CHICAGO (CBS) — Talks between the striking Chicago Teachers Union and Chicago Public Schools negotiators were on the verge of a breakdown on Tuesday.

School will be out for a fifth day on Wednesday as the strike continues. It began on Thursday of last week.

Holding up the talks is money – how much the union says there is, versus how much CPS says it has to give. There is a lot of finger-pointing about the issue in the labor dispute, which frankly is expected.

But claims about money get muddy. Numbers show both sides have valid claims, as CBS 2 Political Investigator Dana Kozlov reported Tuesday.

“This idea that we’re flush with cash and just sitting on it, and not spending it on the things that we both agree matter, just isn’t true,” said CPS Chief Executive Officer Janice Jackson.

That is the ongoing claim by Jackson and Mayor Lori Lightfoot, which the CTU calls baloney. When the mayor put that claim in writing on Monday, the union clamped down.

“Then the negotiators at the table started saying the exact same thing, which is: ‘We’re out of money. There’s no more places for us to go,’” Sharkey said. “That was extremely disappointing.”

Sharkey suggested negotiations are now in limbo because of that letter, with union officials insisting more dollars exist for salaries and support staff.

For instance, a CTU representative said CPS is now getting more money from the state – about $1.7 billion next year, according to the Center for Tax and Budget Accountability. The CTU said most of that should go to schools.

But a CPS official said only about $60 million of it is actually new money, which is indeed going to schools and teachers and staff.

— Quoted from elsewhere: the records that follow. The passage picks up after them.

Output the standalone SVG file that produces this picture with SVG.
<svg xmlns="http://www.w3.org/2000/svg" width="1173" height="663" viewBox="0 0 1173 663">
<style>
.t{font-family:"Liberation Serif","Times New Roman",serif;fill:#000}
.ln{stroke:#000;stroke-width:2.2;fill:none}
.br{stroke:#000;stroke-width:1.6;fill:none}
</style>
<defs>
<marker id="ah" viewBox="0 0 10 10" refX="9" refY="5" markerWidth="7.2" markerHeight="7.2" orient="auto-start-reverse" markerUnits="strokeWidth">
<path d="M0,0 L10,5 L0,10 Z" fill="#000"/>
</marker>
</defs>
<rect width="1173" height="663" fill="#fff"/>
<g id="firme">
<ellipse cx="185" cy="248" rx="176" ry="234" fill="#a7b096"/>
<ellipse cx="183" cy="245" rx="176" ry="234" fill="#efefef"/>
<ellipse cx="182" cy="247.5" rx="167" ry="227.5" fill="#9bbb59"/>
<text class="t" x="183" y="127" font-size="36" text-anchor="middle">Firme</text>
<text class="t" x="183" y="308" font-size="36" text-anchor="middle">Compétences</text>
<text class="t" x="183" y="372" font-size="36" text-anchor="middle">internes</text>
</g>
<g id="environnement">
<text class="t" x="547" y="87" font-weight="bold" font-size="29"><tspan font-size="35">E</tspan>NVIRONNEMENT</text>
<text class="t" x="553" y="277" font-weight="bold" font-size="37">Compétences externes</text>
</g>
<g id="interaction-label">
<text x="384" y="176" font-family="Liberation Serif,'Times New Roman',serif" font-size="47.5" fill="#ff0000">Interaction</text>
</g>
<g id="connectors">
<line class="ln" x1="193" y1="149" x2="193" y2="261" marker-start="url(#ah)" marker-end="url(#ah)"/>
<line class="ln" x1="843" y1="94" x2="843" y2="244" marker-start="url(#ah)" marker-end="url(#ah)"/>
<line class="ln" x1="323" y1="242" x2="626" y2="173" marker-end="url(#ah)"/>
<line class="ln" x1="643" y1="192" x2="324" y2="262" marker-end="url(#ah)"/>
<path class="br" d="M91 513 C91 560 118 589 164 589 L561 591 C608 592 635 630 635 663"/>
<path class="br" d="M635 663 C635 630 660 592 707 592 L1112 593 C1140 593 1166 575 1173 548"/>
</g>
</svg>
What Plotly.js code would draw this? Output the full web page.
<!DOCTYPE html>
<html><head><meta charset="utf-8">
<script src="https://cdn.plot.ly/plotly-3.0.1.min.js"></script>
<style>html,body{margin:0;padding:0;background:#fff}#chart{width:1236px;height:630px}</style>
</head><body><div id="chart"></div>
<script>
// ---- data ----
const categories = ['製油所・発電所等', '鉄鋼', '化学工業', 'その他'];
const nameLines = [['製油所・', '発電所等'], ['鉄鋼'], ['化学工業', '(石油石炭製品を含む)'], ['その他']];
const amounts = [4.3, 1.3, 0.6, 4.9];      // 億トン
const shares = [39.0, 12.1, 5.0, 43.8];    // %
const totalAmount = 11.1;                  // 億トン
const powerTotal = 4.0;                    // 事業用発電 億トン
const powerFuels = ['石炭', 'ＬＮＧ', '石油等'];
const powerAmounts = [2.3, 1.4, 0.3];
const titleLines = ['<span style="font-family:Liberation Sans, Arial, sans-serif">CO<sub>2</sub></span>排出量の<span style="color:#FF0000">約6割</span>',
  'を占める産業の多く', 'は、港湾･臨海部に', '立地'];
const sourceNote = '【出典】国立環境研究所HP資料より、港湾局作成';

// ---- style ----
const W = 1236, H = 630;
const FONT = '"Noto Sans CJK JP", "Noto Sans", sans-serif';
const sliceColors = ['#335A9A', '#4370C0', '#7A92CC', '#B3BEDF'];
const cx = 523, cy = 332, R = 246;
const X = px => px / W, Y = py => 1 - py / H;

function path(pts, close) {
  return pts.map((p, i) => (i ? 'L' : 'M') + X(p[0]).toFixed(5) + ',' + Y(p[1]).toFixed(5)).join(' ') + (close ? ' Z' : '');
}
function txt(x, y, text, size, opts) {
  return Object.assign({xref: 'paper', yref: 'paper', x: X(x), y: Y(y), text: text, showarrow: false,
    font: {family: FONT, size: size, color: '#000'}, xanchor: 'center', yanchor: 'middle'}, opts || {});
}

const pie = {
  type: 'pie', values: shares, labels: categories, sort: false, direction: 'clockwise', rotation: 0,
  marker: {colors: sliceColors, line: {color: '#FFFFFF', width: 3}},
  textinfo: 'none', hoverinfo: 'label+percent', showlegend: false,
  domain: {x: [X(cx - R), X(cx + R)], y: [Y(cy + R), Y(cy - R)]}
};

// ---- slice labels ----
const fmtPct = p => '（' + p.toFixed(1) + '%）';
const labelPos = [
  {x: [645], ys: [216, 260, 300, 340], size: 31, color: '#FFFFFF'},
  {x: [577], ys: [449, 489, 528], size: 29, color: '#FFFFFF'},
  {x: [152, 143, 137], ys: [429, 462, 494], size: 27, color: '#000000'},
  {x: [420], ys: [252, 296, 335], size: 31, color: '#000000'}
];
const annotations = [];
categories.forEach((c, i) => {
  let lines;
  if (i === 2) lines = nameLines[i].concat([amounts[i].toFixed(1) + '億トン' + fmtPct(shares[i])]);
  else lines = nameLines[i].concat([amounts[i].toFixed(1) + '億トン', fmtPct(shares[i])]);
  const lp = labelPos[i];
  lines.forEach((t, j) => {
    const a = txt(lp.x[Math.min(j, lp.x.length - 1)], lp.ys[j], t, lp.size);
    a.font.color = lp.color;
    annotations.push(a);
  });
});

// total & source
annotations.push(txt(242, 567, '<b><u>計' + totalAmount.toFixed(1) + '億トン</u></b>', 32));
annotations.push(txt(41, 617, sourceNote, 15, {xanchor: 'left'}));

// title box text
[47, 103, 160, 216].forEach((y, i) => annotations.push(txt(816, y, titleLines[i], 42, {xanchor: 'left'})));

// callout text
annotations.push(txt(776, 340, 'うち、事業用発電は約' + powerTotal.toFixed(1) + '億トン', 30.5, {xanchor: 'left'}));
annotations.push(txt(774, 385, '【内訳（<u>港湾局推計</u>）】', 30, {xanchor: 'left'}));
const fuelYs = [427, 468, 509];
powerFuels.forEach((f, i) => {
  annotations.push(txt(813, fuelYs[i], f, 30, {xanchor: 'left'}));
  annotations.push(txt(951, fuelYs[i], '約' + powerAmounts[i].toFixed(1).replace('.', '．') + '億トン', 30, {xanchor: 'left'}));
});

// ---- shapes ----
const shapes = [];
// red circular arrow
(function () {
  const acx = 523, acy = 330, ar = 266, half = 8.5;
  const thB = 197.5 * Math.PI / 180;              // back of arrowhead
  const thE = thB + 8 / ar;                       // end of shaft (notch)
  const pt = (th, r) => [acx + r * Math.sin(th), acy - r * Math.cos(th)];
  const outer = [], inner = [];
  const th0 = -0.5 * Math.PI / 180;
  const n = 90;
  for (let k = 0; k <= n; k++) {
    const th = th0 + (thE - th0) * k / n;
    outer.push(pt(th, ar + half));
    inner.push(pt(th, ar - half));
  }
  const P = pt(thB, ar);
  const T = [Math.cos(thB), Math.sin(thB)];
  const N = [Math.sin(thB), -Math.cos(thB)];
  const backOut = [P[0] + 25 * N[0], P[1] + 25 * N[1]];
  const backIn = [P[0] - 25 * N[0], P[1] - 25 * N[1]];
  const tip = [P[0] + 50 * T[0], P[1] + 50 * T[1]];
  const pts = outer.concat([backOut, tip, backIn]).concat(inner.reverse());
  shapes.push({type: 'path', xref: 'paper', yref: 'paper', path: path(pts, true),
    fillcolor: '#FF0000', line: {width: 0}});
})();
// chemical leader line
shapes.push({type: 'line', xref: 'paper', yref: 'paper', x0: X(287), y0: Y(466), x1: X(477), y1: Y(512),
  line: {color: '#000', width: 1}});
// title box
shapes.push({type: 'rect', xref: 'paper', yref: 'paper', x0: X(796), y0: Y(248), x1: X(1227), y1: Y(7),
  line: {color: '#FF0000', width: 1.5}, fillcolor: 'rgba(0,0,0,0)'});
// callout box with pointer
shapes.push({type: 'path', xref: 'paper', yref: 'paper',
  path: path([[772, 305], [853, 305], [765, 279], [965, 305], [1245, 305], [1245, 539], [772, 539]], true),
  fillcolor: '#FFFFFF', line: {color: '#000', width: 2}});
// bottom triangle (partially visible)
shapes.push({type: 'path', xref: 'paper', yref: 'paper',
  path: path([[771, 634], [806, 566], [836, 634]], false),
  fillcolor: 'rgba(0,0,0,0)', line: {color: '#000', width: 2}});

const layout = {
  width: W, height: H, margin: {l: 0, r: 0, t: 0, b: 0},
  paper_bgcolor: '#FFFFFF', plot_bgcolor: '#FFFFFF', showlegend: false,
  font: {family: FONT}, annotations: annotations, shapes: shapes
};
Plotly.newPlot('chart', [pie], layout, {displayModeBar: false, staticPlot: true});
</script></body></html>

The union says CPS should refinance its debt, reducing high interest fees. A CPS official said it is refinancing debt when possible – most recently in September when it saved $20 million.

But refinancing is limited because of CPS’ junk bond status.

CTU leaders say schools should be getting way more than the $21.3 million they most recently received in Tax Increment Financing, or TIF, surplus money.

Tax increment financing involves freezing property tax dollars for schools, parks, and other taxing districts in a given zone for at least 23 years, so that all property tax increases afterward go into a separate fund. The funds are intended to bankroll improvements in struggling city neighborhoods, but published reports point out that there has been a surplus in TIF funding in recent years and much of it has gone to CPS.

But as to schools getting more, a CPS representative said that is out of the Chicago School Board’s control.

“There is a finite pot of money. We don’t have unlimited cash to keep funding the things that are aspirational – maybe things that are values that we share,” Lightfoot said. “We have to live within our means. That’s what the taxpayers expect of us, and that’s what we’re going to do.”

A CPS representative said more than $700 million a year still goes to pensions. He says those dollars are earmarked for that purpose, and it still doesn’t meet the district’s total pension obligation.

There was no progress to report in contract talks on Tuesday.